**Given instruction:** In the lines below, output everything from the first line through the line containing "(lgS) at (246.5,215)" exactly as it is. Pictures are not part of the output.
[Begin Information supplied]
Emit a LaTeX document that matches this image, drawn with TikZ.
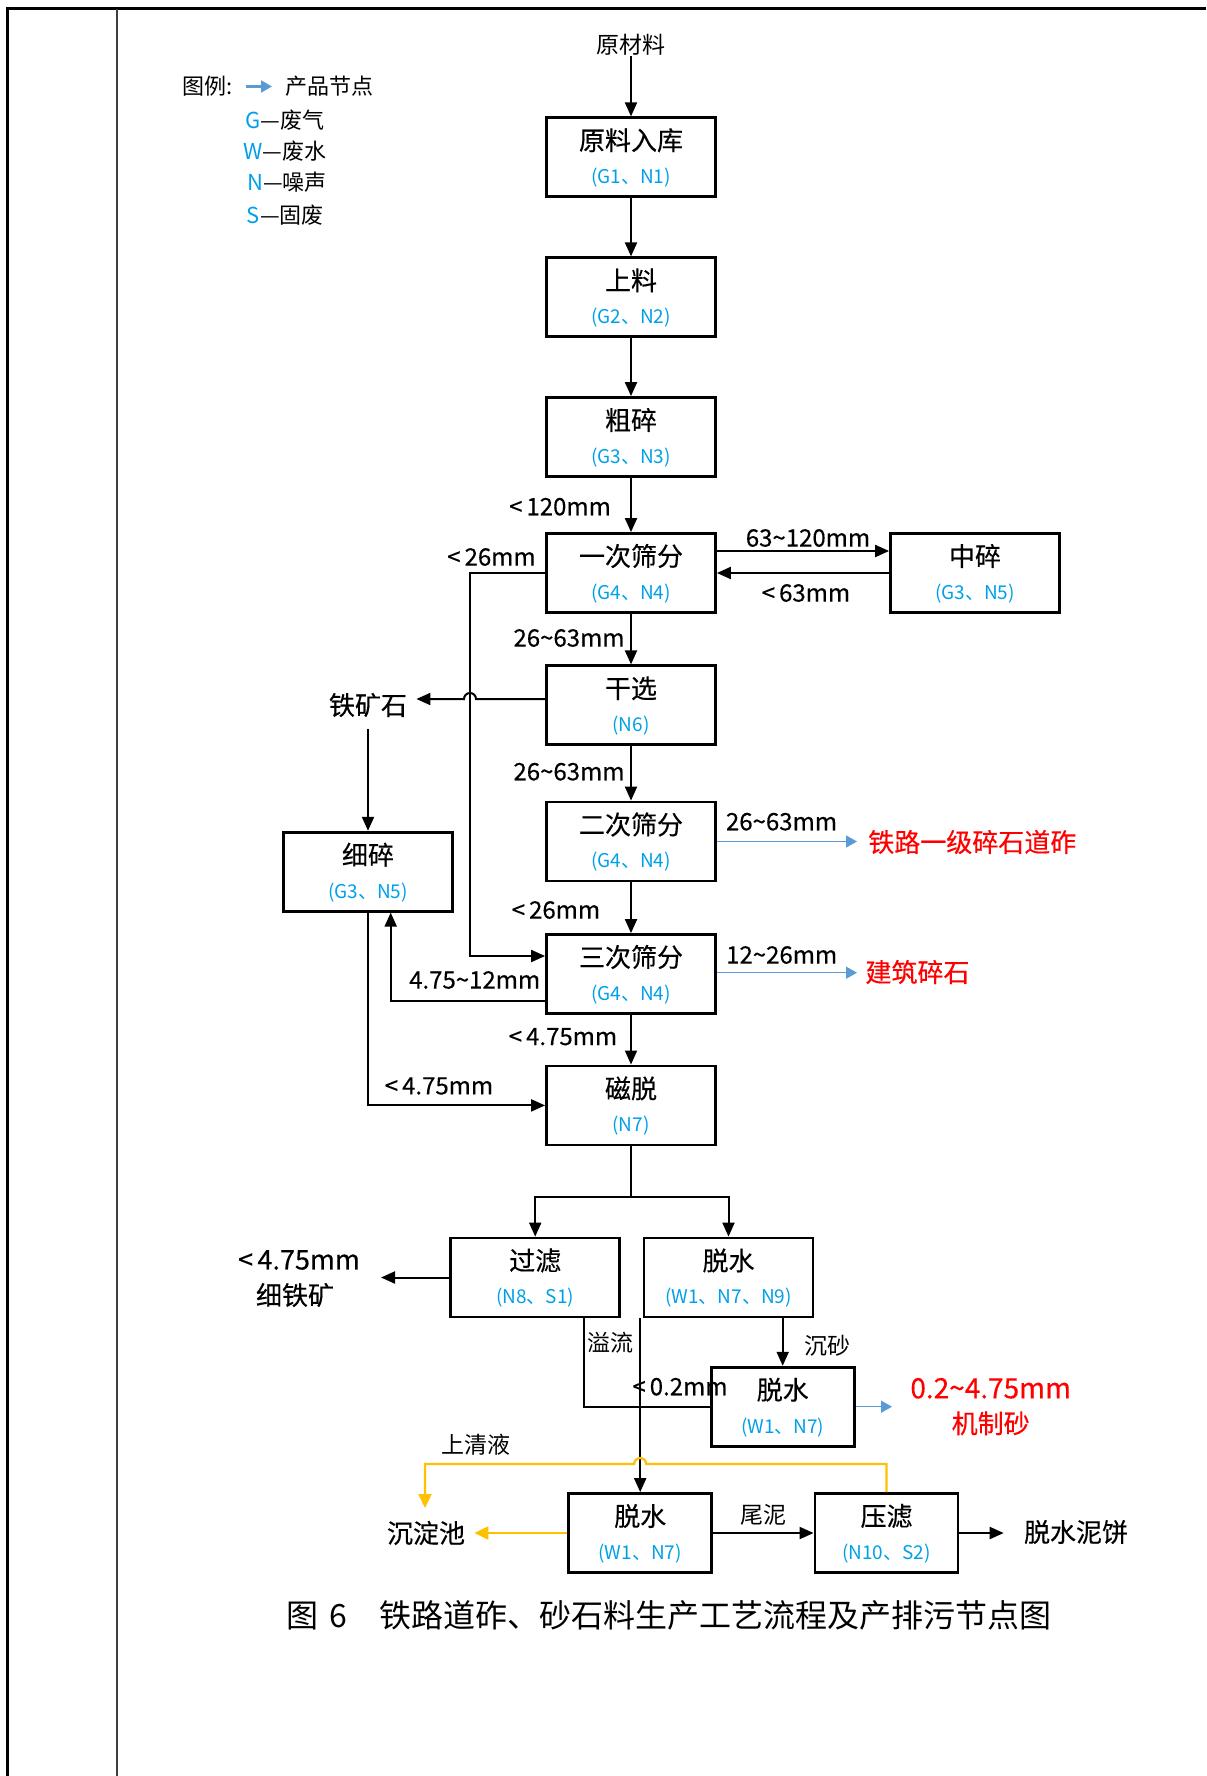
\documentclass[tikz,border=0pt]{standalone}
\usepackage{fontspec}
\setmainfont{Noto Sans CJK SC}
\newfontfamily\mfont{Noto Sans CJK SC}[FakeBold=0.35]
\usetikzlibrary{arrows.meta,calc}
\definecolor{subc}{RGB}{0,160,233}
\definecolor{parrow}{RGB}{91,155,213}
\definecolor{yel}{RGB}{255,192,0}
\definecolor{pred}{RGB}{255,0,0}
\newcommand\tld{\textasciitilde}
\newcommand\pnode[6]{%
  \node[#1] (#2) at (#3,#4) {};
  \node[ttl] (#2-t) at (#3,#4-17) {#5};
  \node[subl] (#2-s) at (#3,#4+20.5) {#6};
}
\begin{document}
\begin{tikzpicture}[x=0.5pt,y=-0.5pt,
  pbox/.style={draw, line width=1.4pt, minimum width=84.5pt, minimum height=39.5pt, inner sep=0pt},
  sbox/.style={pbox, minimum width=71.5pt},
  ttl/.style={font=\mfont\fontsize{13}{13}\selectfont, inner sep=0pt},
  subl/.style={font=\fontsize{9.5}{9.5}\selectfont, text=subc, inner sep=0pt},
  lbl/.style={font=\mfont\fontsize{12}{12}\selectfont, inner sep=0pt},
  small/.style={font=\fontsize{11.5}{11.5}\selectfont, inner sep=0pt},
  big/.style={font=\mfont\fontsize{13}{13}\selectfont, inner sep=0pt},
  redt/.style={font=\mfont\fontsize{13}{13}\selectfont, text=pred, inner sep=0pt},
  lgd/.style={font=\fontsize{11}{11}\selectfont, inner sep=0pt, anchor=west},
  wire/.style={line width=1pt},
  conn/.style={line width=1pt, -{Triangle[length=7pt,width=6pt]}},
  prod/.style={draw=parrow, line width=0.7pt, -{Triangle[length=5.5pt,width=6pt]}},
  ywire/.style={draw=yel, line width=1.1pt},
  yconn/.style={draw=yel, line width=1.1pt, -{Triangle[length=7pt,width=6.5pt]}},
]
\useasboundingbox (0,0) rectangle (1206,1776);
% frame
\draw[line width=1.5pt] (6,9) -- (1206,9);
\draw[line width=1.5pt] (7.5,8) -- (7.5,1776);
\draw[line width=0.9pt, black!75] (117,9) -- (117,1776);

% legend
\node[lgd] (lg0) at (182,86.5) {图例:};
\coordinate (lga) at (246,86.5);
\coordinate (lgb) at (272,86.5);
\draw[prod, line width=1.1pt] (lga) -- (lgb);
\node[lgd] (lg1) at (285,86.5) {产品节点};
\node[lgd] (lgG) at (245,120) {\textcolor{subc}{G}—废气};
\node[lgd] (lgW) at (243,151) {\textcolor{subc}{W}—废水};
\node[lgd] (lgN) at (247,182.5) {\textcolor{subc}{N}—噪声};
\node[lgd] (lgS) at (246.5,215) {\textcolor{subc}{S}—固废};

% boxes
\pnode{pbox}{n1}{631}{157.3}{原料入库}{(G1、N1)}
\pnode{pbox}{n2}{631}{297.3}{上料}{(G2、N2)}
\pnode{pbox}{n3}{631}{437}{粗碎}{(G3、N3)}
\pnode{pbox}{n4}{631}{573}{一次筛分}{(G4、N4)}
\pnode{pbox}{n5}{975}{573}{中碎}{(G3、N5)}
\pnode{pbox}{n6}{631}{705.3}{干选}{(N6)}
\pnode{pbox}{n7}{631}{841.5}{二次筛分}{(G4、N4)}
\pnode{pbox}{n8}{631}{974}{三次筛分}{(G4、N4)}
\pnode{pbox}{n9}{368}{871.7}{细碎}{(G3、N5)}
\pnode{pbox}{n10}{631}{1105.4}{磁脱}{(N7)}
\pnode{pbox}{n11}{535.2}{1277.5}{过滤}{(N8、S1)}
\pnode{pbox}{n12}{728.5}{1277.5}{脱水}{(W1、N7、N9)}
\pnode{sbox}{n13}{782.7}{1406.7}{脱水}{(W1、N7)}
\pnode{sbox}{n14}{640.2}{1533}{脱水}{(W1、N7)}
\pnode{sbox}{n15}{886.5}{1533}{压滤}{(N10、S2)}

% free texts
\node[small] (t0) at (631,45) {原材料};
\node[big, inner xsep=4.5pt, inner ysep=6pt] (tk) at (368,705) {铁矿石};
\node[big] (fe1) at (299,1260) {\fontsize{13.5}{13.5}\selectfont <\,4.75mm};
\node[big] (fe2) at (295,1295) {细铁矿};
\node[big] (cdc) at (426,1533) {沉淀池};
\node[big] (cake) at (1076,1532) {脱水泥饼};
\node[redt] (r1) at (972.3,842) {铁路一级碎石道砟};
\node[redt] (r2) at (917.5,972) {建筑碎石};
\node[redt] (r3) at (990.7,1388.3) {\fontsize{14}{14}\selectfont 0.2\tld4.75mm};
\node[redt] (r4) at (990.7,1423.3) {机制砂};

% labels
\node[lbl] (l1) at (560,506.7) {<\,120mm};
\node[lbl] (l2) at (808,538) {63\tld120mm};
\node[lbl] (l3) at (806,593) {<\,63mm};
\node[lbl] (l4) at (491.5,557) {<\,26mm};
\node[lbl] (l5) at (569,638) {26\tld63mm};
\node[lbl] (l6) at (569,771.7) {26\tld63mm};
\node[lbl] (l7) at (556,910) {<\,26mm};
\node[lbl] (l8) at (563,1036.7) {<\,4.75mm};
\node[lbl] (l9) at (474.7,980) {4.75\tld12mm};
\node[lbl] (l10) at (439,1086) {<\,4.75mm};
\node[lbl] (l11) at (781.5,821.7) {26\tld63mm};
\node[lbl] (l12) at (781.7,955) {12\tld26mm};
\node[small] (l13) at (610.5,1343) {溢流};
\node[small] (l14) at (827.8,1345.7) {沉砂};
\node[lbl] (l15) at (680,1386.7) {<\,0.2mm};
\node[small] (l16) at (475.5,1445) {上清液};
\node[small] (l17) at (763,1515) {尾泥};

% connectors
\draw[conn] (t0) -- (n1);
\draw[conn] (n1) -- (n2);
\draw[conn] (n2) -- (n3);
\draw[conn] (n3) -- (n4);
\draw[conn] (n4.east |- 0,551) -- (n5.west |- 0,551);
\draw[conn] (n5) -- (n4);
\draw[conn] (n4) -- (n6);
\draw[conn] (n6) -- (n7);
\draw[conn] (n7) -- (n8);
\draw[conn] (n8) -- (n10);
\draw[conn] (n4.west) -- (470,573) -- (470,956) -- (n8.west |- 0,956);
\draw[conn] (n6.west |- 0,699) -- (476,699) arc[start angle=0,end angle=180,radius=3pt] -- (tk.east |- 0,699);
\draw[conn] (tk) -- (n9);
\draw[conn] (n8.west |- 0,1000.7) -- (390.7,1000.7) -- (n9.south -| 390.7,0);
\draw[conn] (n9.south) |- (n10.west);
\draw[wire] (n10.south) -- (631,1197);
\draw[conn] (631,1197) -| (n11.north);
\draw[conn] (631,1197) -| (n12.north);
\coordinate (feT) at (381,1277.5);
\draw[conn] (n11.west) -- (feT);
\draw[wire] (n11.south -| 583.5,0) |- (n13.west);
\draw[conn] (n12.south -| 640.2,0) -- (n14.north);
\draw[conn] (n12.south -| n13.north) -- (n13.north);
\coordinate (p1) at (857,841.5);
\coordinate (p2) at (857,972.7);
\coordinate (p3) at (892,1406.7);
\draw[prod] (n7.east) -- (p1);
\draw[prod] (n8.east |- p2) -- (p2);
\draw[prod] (n13.east) -- (p3);
\coordinate (yT) at (425,1508);
\draw[yconn] (n15.north) |- (646.2,1464) arc[start angle=0,end angle=180,radius=3pt] -- (425,1464) -- (yT);
\coordinate (cdcT) at (474.4,1533);
\draw[yconn] (n14.west) -- (cdcT);
\draw[conn] (n14) -- (n15);
\coordinate (cakeT) at (1003.7,1533);
\draw[conn] (n15) -- (cakeT);

% caption
\node[inner sep=0pt, anchor=west, font=\fontsize{16}{16}\selectfont] (cap) at (286,1615) {图\hspace{0.35em}6\hspace{1.0em}铁路道砟、砂石料生产工艺流程及产排污节点图};
\end{tikzpicture}
\end{document}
[End Information supplied]
**Task output:**
Emit a LaTeX document that matches this image, drawn with TikZ.
\documentclass[tikz,border=0pt]{standalone}
\usepackage{fontspec}
\setmainfont{Noto Sans CJK SC}
\newfontfamily\mfont{Noto Sans CJK SC}[FakeBold=0.35]
\usetikzlibrary{arrows.meta,calc}
\definecolor{subc}{RGB}{0,160,233}
\definecolor{parrow}{RGB}{91,155,213}
\definecolor{yel}{RGB}{255,192,0}
\definecolor{pred}{RGB}{255,0,0}
\newcommand\tld{\textasciitilde}
\newcommand\pnode[6]{%
  \node[#1] (#2) at (#3,#4) {};
  \node[ttl] (#2-t) at (#3,#4-17) {#5};
  \node[subl] (#2-s) at (#3,#4+20.5) {#6};
}
\begin{document}
\begin{tikzpicture}[x=0.5pt,y=-0.5pt,
  pbox/.style={draw, line width=1.4pt, minimum width=84.5pt, minimum height=39.5pt, inner sep=0pt},
  sbox/.style={pbox, minimum width=71.5pt},
  ttl/.style={font=\mfont\fontsize{13}{13}\selectfont, inner sep=0pt},
  subl/.style={font=\fontsize{9.5}{9.5}\selectfont, text=subc, inner sep=0pt},
  lbl/.style={font=\mfont\fontsize{12}{12}\selectfont, inner sep=0pt},
  small/.style={font=\fontsize{11.5}{11.5}\selectfont, inner sep=0pt},
  big/.style={font=\mfont\fontsize{13}{13}\selectfont, inner sep=0pt},
  redt/.style={font=\mfont\fontsize{13}{13}\selectfont, text=pred, inner sep=0pt},
  lgd/.style={font=\fontsize{11}{11}\selectfont, inner sep=0pt, anchor=west},
  wire/.style={line width=1pt},
  conn/.style={line width=1pt, -{Triangle[length=7pt,width=6pt]}},
  prod/.style={draw=parrow, line width=0.7pt, -{Triangle[length=5.5pt,width=6pt]}},
  ywire/.style={draw=yel, line width=1.1pt},
  yconn/.style={draw=yel, line width=1.1pt, -{Triangle[length=7pt,width=6.5pt]}},
]
\useasboundingbox (0,0) rectangle (1206,1776);
% frame
\draw[line width=1.5pt] (6,9) -- (1206,9);
\draw[line width=1.5pt] (7.5,8) -- (7.5,1776);
\draw[line width=0.9pt, black!75] (117,9) -- (117,1776);

% legend
\node[lgd] (lg0) at (182,86.5) {图例:};
\coordinate (lga) at (246,86.5);
\coordinate (lgb) at (272,86.5);
\draw[prod, line width=1.1pt] (lga) -- (lgb);
\node[lgd] (lg1) at (285,86.5) {产品节点};
\node[lgd] (lgG) at (245,120) {\textcolor{subc}{G}—废气};
\node[lgd] (lgW) at (243,151) {\textcolor{subc}{W}—废水};
\node[lgd] (lgN) at (247,182.5) {\textcolor{subc}{N}—噪声};
\node[lgd] (lgS) at (246.5,215) {\textcolor{subc}{S}—固废};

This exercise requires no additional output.